Me llamo Josefina Morales, tengo 52 años y esta historia que voy a contar no la sabe nadie completa, ni mis hijos, ni mi mamá, ni siquiera la señora para la que trabajé tantos años. Pero ya no me lo quiero guardar porque a veces una piensa que aguantarse es lo correcto, pero no. Lo que duele se va acumulando como lumbre por dentro. Nací en Cuautla. Morelos, en una casa chiquita de esas de adobe con techo de lámina. Mi papá era panadero, de esos de antes que se levantaban a las 3 de la mañana a preparar todo.
Mi mamá ama de casa con cinco hijos y una paciencia que yo nunca heredé. Yo soy la cuarta de los cinco y desde chiquita siempre fui la que ayudaba más, no porque fuera buena, sino porque no me quedaba de otra. Tuve que dejar la escuela en secundaria porque mi papá se enfermó y pues ya no alcanzaba. Me fui a trabajar a unas casas en Cuernavaca, limpiando y cuidando niños. De ahí conocí a Gerardo, el papá de mis hijos.

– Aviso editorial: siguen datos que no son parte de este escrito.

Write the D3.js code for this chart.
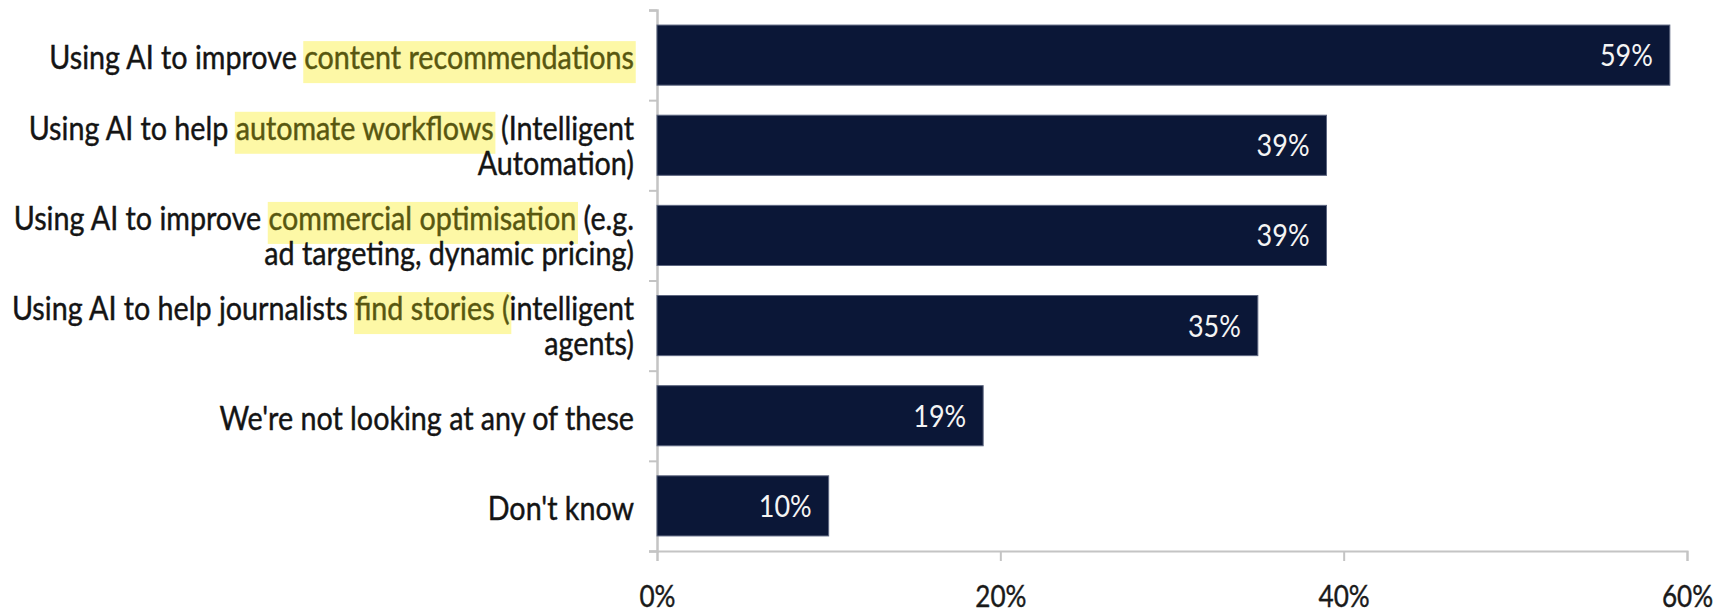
<!DOCTYPE html>
<html lang="en">
<head>
    <meta charset="UTF-8">
    <title>AI uses</title>
    <script src="https://cdn.jsdelivr.net/npm/d3@7"></script>
    <style>
        body { margin: 0; background: #fff; }
        text { font-family: Lato, "Open Sans", sans-serif; }
    </style>
</head>
<body>
    <script>
        // each label: list of lines, each line a list of [text, highlighted]
        let labels = [
            [[['Using AI to improve ', 0], ['content recommendations ', 1]]],
            [[['Using AI to help ', 0], ['automate workflows', 1], [' (Intelligent', 0]], [['Automation)', 0]]],
            [[['Using AI to improve ', 0], ['commercial optimisation', 1], [' (e.g.', 0]], [['ad targeting, dynamic pricing)', 0]]],
            [[['Using AI to help journalists ', 0], ['find stories (', 1], ['intelligent', 0]], [['agents)', 0]]],
            [[["We're not looking at any of these", 0]]],
            [[["Don't know", 0]]]
        ];
        let values = [59, 39, 39, 35, 19, 10];
        let ticks = [0, 20, 40, 60];

        let width = 1719,
            height = 614,
            margin = { top: 10, left: 657, right: 32, bottom: 63 };
        let sx = 0.87; // the source chart is squeezed sideways

        let svg = d3.select('body').append('svg').attr('width', width).attr('height', height);

        let x = d3.scaleLinear().domain([0, 60]).range([margin.left, width - margin.right]);
        let y = d3.scaleBand().domain(d3.range(values.length))
            .range([margin.top, height - margin.bottom])
            .paddingInner(0.333).paddingOuter(0.167);
        let yEdge = d3.scaleLinear().domain([0, values.length]).range([margin.top, height - margin.bottom]);

        // axes
        svg.append('g').attr('transform', `translate(${margin.left},0)`)
            .call(d3.axisLeft(yEdge).tickValues(d3.range(values.length + 1)).tickSize(8).tickFormat(''));
        let xAxis = svg.append('g').attr('transform', `translate(0,${height - margin.bottom})`)
            .call(d3.axisBottom(x).tickValues(ticks).tickSize(10).tickFormat(''));
        svg.selectAll('.domain, .tick line').attr('stroke', '#c4c4c4').attr('stroke-width', 2);
        svg.select('.domain').attr('stroke-width', 2.5);

        xAxis.selectAll('.tick').append('text')
            .attr('transform', `translate(0,56) scale(${sx},1)`)
            .attr('text-anchor', 'middle')
            .attr('font-size', 30)
            .attr('fill', '#1a1a1a')
            .attr('stroke', '#1a1a1a').attr('stroke-width', 0.4)
            .text(d => d + '%');

        // bars
        svg.append('g').selectAll('rect').data(values).join('rect')
            .attr('x', x(0))
            .attr('y', (d, i) => y(i))
            .attr('width', d => x(d) - x(0))
            .attr('height', y.bandwidth())
            .attr('fill', '#0b1737')
            .attr('stroke', '#5d6680')
            .attr('stroke-width', 1);

        svg.append('g').selectAll('text').data(values).join('text')
            .attr('transform', (d, i) => `translate(${x(d) - 17},${y(i) + y.bandwidth() / 2 + 11}) scale(${sx},1)`)
            .attr('text-anchor', 'end')
            .attr('fill', '#f4f4f4')
            .attr('font-size', 31)
            .text(d => d + '%');

        // category labels with highlighted parts
        let fs = 33, lh = 35;
        labels.forEach((lines, i) => {
            let cy = y(i) + y.bandwidth() / 2;
            let base = lines.length > 1 ? cy + 12 : cy + 14;
            lines.forEach((segs, j) => {
                let ly = base + (j - (lines.length - 1) / 2) * lh;
                let g = svg.append('g')
                    .attr('transform', `translate(${margin.left - 23},${ly}) scale(${sx},1)`);
                let hl = g.append('g');
                let t = g.append('text')
                    .attr('text-anchor', 'end')
                    .attr('font-size', fs)
                    .attr('stroke-width', 0.45);
                segs.forEach(s => {
                    let c = s[1] ? '#585710' : '#141414';
                    t.append('tspan').text(s[0]).attr('fill', c).attr('stroke', c)
                        .classed('hl', !!s[1]);
                });
                t.selectAll('tspan.hl').each(function () {
                    let start = this.getStartPositionOfChar(0).x;
                    let len = this.getComputedTextLength();
                    hl.append('rect')
                        .attr('x', start - 1)
                        .attr('y', -28)
                        .attr('width', len + 3)
                        .attr('height', 42)
                        .attr('fill', '#fdf8a6');
                });
            });
        });
    </script>
</body>
</html>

Él era chóer de una de las casas donde yo trabajaba. Al principio todo fue bonito, ya sabes, promesas, ilusiones, planes que uno cree que sí se van a cumplir. Nos juntamos cuando yo tenía 20 y al año nació mi hijo mayor, Luis. A los 2 años llegó mi niña, Carmen. Pero Gerardo no era lo que parecía. Era celoso, machista y de repente violento. No físicamente, pero con las palabras como dolían. Siempre me decía que yo no servía para nada, que sin él yo me moría de hambre, que los niños eran suyos.
Yo aguanté 5 años, 5 años de gritos, de humillaciones, de lágrimas en silencio. Hasta que un día ya no pude más. Me fui con mis hijos a casa de mi mamá y él nunca los volvió a buscar. Ahí empezó lo más difícil, ser madre soltera, sin un peso y con dos niños que dependían de mí. Hice lo que pude, limpiar casas, vender gelatinas, lavar ropa ajena, pero era una lucha diaria y los niños crecían y necesitaban más cosas, uniformes, zapatos, cuadernos y yo ya no sabía cómo estirar el día para que alcanzara.
Un día una vecina me dijo que su prima se había ido a Estados Unidos y ganaba en una semana lo que aquí ganábamos en dos meses. Yo no lo pensé mucho. Solo me acuerdo que esa noche no dormí. Me acosté al lado de mis hijos, los abracé fuerte y lloré. Lloré bajito para no despertarlos, pero lloré con todo el cuerpo. A la semana siguiente ya estaba buscando cómo irme. Conseguí una visa de trabajo temporal para cuidar a una señora mayor en San José, California.
Me la consiguió una señora que conocía una familia allá. Solo era por 6 meses, según eso. 6 meses. Eso me repetía yo. Antes de irme hablé con mi mamá. Le pedí que se quedara con mis hijos mientras yo trabajaba y juntaba dinero. Me acuerdo de lo que me dijo. Ve, hija, pero prométeme que vas a volver pronto. No dejes que el dinero te robe a tus hijos. Y yo le juré que sí, que solo eran 6 meses, que no iba a dejar que eso pasara, pero pasó.
Cuando llegué a San José me impresionó todo, las casas, los carros, la limpieza, los parques, hasta el olor del aire era diferente. La señora que cuidaba se llamaba Nancy. Tenía Alzheimer. A veces no sabía quién era yo, otras veces me confundía con su hija. Me hablaba en inglés y yo solo sonreía porque no le entendía casi nada. Al principio fue durísimo. No conocía a nadie, no tenía a quién abrazar, no podía hablar bien. Me sentía como una sombra.
Iba al trabajo, regresaba al cuarto que rentaba, lloraba, me dormía y así cada día. Pero empecé a mandar dinero. A los dos meses ya podía mandar $300 cada quincena. Mi mamá me decía que con eso alcanzaba para la comida, para los útiles, para los zapatos y eso me daba fuerza. Los seis meses pasaron volando y cuando llegó el momento de regresar, Nancy se puso muy mal. Su hija me ofreció quedarme otro tiempo con más paga. me dijo, “Josefina, si te quedas te arreglamos aquí algo.
No te preocupes, estás haciendo un trabajo maravilloso.” Y yo pensé en mis hijos, en sus caritas, en la escuela, en el futuro, y acepté quedarme. Ahí empezó el verdadero sacrificio. Los años se me fueron encima. Trabajé en esa casa por 7 años. Después la señora falleció y su hija me recomendó con otra familia, siempre haciendo lo mismo, limpiar, cocinar, cuidar, siempre con la cabeza agachada, con miedo a la migra, con ese vacío en el pecho, porque aunque comía, dormía, respiraba, algo me faltaba.